- **Given problem**
Leave out the pictures and retype only the lines from the opening line to the line that holds "const wtp = 1003.4;", both ends included.

- **Given data**

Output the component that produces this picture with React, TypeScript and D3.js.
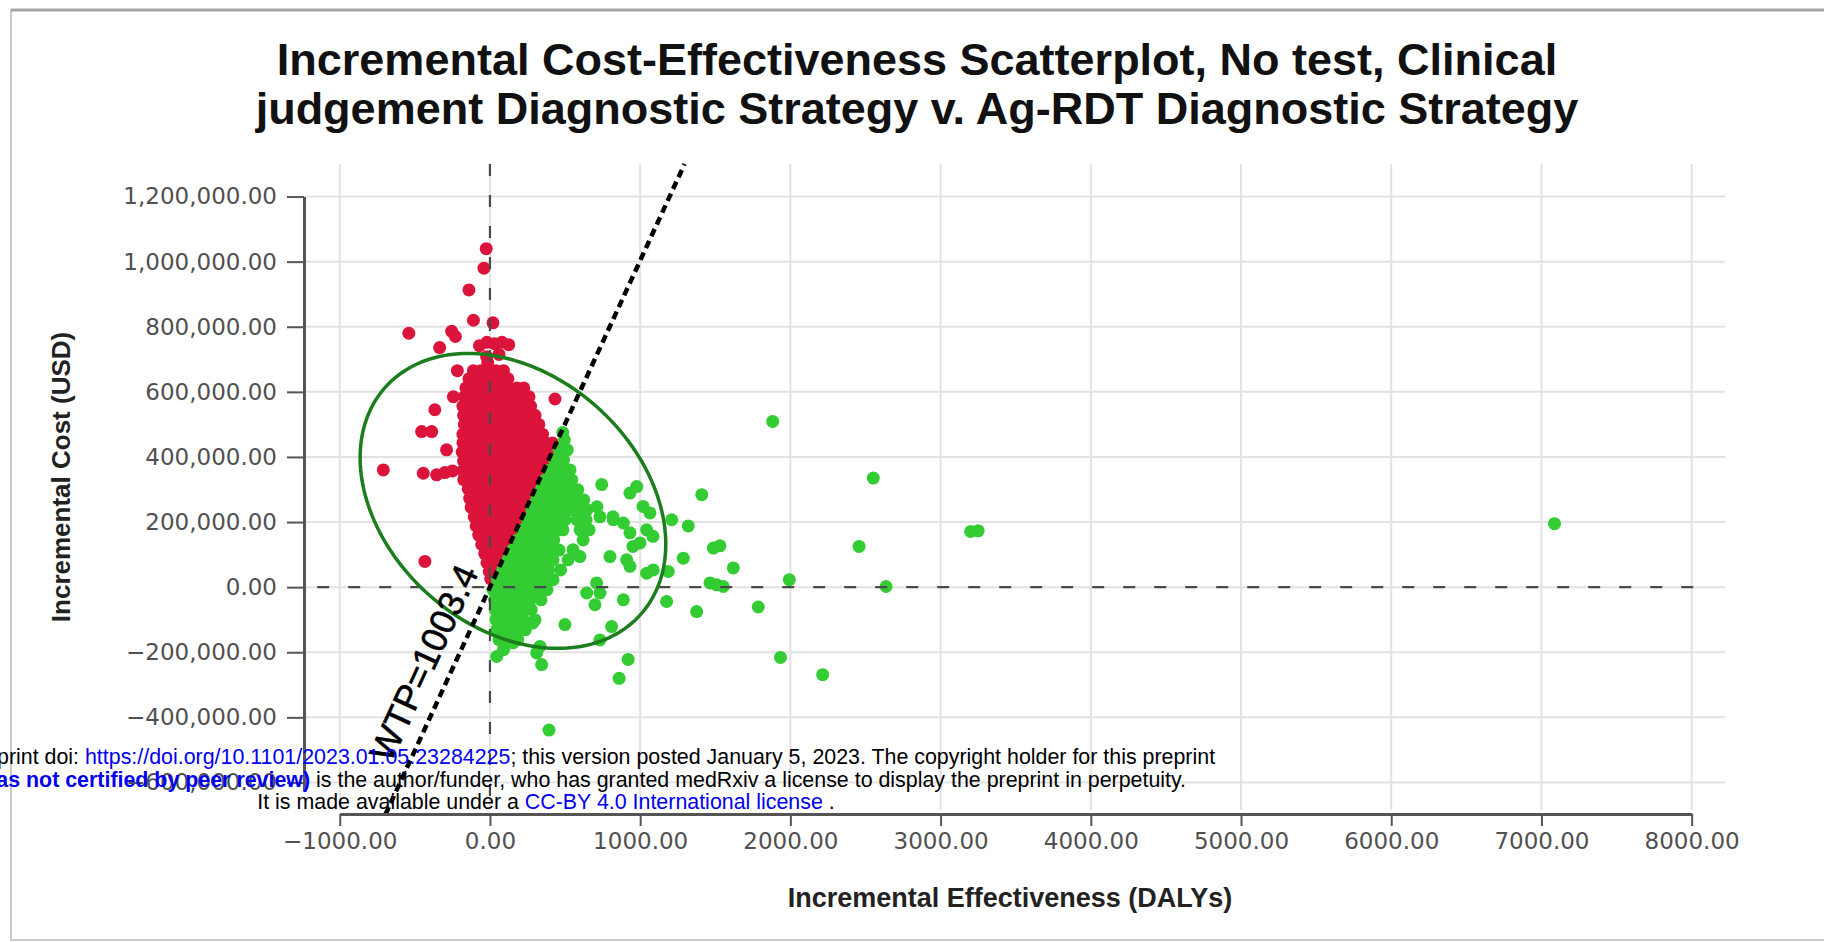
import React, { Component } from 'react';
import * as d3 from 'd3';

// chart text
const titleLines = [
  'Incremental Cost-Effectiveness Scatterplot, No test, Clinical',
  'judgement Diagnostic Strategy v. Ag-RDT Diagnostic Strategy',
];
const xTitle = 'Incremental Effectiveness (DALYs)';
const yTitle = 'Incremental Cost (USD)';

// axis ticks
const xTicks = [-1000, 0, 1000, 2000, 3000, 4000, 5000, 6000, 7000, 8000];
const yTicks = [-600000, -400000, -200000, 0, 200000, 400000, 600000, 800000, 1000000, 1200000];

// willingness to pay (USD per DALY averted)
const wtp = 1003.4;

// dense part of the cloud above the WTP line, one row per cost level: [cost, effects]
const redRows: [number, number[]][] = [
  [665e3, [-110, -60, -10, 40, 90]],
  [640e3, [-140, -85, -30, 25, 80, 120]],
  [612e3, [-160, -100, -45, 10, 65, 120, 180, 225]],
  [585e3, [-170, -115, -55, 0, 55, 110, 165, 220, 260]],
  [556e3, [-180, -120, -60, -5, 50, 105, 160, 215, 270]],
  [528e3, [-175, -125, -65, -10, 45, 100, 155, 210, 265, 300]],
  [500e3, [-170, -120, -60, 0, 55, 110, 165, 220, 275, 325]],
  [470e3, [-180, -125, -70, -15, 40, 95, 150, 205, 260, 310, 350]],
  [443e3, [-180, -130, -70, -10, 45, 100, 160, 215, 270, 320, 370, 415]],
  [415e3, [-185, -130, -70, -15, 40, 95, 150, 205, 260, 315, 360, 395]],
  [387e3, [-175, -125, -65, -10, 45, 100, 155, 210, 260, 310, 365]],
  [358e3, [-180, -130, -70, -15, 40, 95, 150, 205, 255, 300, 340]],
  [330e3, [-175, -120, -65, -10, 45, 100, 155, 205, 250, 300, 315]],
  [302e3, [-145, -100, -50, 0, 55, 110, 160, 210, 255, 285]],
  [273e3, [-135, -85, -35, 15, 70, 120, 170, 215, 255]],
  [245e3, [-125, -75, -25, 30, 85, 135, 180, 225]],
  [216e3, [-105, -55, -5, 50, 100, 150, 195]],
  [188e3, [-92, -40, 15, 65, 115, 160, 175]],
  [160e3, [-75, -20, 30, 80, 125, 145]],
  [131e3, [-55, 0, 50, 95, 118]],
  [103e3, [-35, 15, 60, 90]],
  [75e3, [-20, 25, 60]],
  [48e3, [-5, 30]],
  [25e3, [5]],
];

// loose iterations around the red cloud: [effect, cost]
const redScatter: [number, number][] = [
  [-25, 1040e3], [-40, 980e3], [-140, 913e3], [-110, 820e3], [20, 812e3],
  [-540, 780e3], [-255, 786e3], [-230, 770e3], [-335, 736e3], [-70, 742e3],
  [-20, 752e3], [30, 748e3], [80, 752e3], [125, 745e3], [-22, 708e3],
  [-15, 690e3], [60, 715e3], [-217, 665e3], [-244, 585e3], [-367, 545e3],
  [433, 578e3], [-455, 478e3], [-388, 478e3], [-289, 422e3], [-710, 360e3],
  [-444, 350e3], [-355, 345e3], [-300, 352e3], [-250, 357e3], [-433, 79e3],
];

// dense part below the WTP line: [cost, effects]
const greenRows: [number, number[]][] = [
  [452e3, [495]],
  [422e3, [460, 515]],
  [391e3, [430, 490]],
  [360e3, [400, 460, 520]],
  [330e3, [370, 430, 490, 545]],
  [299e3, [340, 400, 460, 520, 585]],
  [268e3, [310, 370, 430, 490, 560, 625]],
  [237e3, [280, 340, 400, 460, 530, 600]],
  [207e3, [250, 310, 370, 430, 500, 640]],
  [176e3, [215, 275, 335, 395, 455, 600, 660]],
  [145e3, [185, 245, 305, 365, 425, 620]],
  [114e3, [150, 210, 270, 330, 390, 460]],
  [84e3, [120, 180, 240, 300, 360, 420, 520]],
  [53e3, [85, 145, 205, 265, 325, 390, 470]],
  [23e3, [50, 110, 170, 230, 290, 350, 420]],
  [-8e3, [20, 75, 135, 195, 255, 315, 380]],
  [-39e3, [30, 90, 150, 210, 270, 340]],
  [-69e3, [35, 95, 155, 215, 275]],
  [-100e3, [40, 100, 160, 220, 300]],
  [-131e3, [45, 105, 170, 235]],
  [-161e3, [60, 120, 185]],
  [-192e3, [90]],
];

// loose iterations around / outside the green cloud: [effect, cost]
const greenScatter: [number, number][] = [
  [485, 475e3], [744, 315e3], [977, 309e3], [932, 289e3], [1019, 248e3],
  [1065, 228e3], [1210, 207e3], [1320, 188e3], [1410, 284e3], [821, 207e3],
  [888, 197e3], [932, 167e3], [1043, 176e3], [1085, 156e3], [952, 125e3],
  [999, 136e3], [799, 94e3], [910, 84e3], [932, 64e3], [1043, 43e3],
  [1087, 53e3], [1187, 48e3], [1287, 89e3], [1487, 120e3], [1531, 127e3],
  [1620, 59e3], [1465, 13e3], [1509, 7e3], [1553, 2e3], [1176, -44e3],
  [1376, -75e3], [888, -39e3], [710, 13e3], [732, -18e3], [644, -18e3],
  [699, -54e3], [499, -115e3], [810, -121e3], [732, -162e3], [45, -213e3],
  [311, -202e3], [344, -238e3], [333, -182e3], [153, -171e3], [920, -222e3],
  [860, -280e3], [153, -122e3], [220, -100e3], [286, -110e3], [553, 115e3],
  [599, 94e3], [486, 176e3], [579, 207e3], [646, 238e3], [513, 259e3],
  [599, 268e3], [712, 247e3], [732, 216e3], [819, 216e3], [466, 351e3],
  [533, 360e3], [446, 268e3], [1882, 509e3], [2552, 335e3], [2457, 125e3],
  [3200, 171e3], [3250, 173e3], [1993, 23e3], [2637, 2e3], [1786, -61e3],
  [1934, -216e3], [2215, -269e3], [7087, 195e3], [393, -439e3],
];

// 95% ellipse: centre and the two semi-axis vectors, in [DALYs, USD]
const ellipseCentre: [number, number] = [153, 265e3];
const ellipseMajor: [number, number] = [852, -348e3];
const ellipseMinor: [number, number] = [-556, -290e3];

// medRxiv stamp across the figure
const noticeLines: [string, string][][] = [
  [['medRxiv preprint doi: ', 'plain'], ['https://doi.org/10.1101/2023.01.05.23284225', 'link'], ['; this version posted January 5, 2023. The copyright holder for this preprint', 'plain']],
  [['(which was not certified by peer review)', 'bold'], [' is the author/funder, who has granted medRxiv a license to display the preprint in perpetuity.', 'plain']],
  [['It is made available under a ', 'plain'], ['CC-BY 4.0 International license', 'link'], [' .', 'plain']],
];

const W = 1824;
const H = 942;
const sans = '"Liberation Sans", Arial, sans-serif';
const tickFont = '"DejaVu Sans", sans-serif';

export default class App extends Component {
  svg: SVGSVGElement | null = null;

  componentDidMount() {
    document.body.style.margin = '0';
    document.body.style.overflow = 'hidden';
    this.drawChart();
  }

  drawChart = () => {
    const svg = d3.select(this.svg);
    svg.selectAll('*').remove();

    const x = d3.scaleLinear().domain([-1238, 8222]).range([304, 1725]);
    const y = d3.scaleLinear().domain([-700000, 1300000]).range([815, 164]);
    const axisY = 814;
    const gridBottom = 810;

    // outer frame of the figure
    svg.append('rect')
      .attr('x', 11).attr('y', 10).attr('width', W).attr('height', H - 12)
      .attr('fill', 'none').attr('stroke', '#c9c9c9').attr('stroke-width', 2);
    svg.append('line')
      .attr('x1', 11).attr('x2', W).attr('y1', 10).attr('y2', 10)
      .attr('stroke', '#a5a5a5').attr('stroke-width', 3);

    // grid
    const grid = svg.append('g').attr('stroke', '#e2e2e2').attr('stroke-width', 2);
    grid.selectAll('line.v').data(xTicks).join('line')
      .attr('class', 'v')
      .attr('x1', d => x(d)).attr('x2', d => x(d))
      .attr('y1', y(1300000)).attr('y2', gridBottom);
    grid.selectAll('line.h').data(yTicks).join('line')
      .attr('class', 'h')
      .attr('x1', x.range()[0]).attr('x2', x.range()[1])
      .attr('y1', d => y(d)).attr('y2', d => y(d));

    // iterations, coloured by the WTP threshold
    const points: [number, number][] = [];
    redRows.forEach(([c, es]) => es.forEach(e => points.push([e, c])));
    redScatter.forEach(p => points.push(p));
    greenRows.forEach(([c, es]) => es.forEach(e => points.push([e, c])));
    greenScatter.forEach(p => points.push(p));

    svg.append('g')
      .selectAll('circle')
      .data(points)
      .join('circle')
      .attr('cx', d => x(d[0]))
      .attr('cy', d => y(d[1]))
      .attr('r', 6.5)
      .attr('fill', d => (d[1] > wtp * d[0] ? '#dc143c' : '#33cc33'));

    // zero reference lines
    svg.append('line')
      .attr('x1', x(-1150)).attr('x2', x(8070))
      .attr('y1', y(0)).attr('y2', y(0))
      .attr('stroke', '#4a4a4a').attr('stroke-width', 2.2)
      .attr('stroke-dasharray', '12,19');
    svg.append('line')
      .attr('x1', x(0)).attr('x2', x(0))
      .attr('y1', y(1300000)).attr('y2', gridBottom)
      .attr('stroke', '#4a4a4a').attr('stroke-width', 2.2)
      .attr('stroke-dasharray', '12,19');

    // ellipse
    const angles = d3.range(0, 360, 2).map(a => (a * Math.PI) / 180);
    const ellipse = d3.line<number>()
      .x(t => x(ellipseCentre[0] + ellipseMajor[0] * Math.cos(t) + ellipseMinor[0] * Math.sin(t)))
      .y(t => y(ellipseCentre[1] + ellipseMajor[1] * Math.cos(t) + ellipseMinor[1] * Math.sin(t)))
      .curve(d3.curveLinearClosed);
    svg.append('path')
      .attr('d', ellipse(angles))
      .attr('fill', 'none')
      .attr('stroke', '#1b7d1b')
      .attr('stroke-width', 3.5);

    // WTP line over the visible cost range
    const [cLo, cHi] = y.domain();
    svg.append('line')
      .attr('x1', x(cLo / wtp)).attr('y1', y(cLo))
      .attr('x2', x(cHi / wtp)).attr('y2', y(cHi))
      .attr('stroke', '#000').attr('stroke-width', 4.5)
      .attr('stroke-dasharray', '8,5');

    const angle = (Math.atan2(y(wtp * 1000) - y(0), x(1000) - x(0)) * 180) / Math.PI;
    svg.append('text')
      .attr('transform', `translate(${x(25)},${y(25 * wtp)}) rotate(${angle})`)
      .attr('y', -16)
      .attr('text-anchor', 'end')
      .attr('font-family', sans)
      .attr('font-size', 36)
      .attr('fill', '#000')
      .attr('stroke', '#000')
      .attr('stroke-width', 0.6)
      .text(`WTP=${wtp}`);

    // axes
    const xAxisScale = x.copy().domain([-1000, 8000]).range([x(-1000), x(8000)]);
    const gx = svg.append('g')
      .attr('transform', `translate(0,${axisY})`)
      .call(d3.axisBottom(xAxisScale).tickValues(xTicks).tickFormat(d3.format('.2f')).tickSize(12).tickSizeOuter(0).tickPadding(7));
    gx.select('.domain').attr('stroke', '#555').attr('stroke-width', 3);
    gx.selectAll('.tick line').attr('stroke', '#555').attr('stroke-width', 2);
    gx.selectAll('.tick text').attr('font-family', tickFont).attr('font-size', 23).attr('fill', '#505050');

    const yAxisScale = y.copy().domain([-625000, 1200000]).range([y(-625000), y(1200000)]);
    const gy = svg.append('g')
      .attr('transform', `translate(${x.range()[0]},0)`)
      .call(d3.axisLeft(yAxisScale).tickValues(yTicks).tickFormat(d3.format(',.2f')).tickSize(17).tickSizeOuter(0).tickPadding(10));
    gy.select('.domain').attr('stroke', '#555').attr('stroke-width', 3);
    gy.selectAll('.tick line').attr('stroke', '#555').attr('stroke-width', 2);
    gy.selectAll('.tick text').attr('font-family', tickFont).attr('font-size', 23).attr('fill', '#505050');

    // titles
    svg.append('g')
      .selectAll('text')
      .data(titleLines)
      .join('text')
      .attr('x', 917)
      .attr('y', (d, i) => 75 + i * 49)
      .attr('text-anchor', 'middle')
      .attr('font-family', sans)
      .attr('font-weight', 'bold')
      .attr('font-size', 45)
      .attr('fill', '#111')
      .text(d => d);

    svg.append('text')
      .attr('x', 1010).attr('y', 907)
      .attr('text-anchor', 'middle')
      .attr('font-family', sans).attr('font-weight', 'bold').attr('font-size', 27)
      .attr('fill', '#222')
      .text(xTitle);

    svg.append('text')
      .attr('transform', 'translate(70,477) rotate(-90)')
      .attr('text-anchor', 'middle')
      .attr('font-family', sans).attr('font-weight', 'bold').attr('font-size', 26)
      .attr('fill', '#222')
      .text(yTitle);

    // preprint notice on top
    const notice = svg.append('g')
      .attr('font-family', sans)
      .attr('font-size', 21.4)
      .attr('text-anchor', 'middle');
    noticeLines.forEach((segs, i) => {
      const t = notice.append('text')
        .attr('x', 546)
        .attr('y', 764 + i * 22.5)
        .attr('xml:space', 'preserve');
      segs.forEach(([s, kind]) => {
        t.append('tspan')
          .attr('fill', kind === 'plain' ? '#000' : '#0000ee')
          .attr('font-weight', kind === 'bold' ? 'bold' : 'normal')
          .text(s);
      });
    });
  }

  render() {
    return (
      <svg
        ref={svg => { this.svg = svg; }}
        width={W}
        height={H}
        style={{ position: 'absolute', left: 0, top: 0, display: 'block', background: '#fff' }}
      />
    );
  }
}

- **Correct answer**
Output the component that produces this picture with React, TypeScript and D3.js.
import React, { Component } from 'react';
import * as d3 from 'd3';

// chart text
const titleLines = [
  'Incremental Cost-Effectiveness Scatterplot, No test, Clinical',
  'judgement Diagnostic Strategy v. Ag-RDT Diagnostic Strategy',
];
const xTitle = 'Incremental Effectiveness (DALYs)';
const yTitle = 'Incremental Cost (USD)';

// axis ticks
const xTicks = [-1000, 0, 1000, 2000, 3000, 4000, 5000, 6000, 7000, 8000];
const yTicks = [-600000, -400000, -200000, 0, 200000, 400000, 600000, 800000, 1000000, 1200000];

// willingness to pay (USD per DALY averted)
const wtp = 1003.4;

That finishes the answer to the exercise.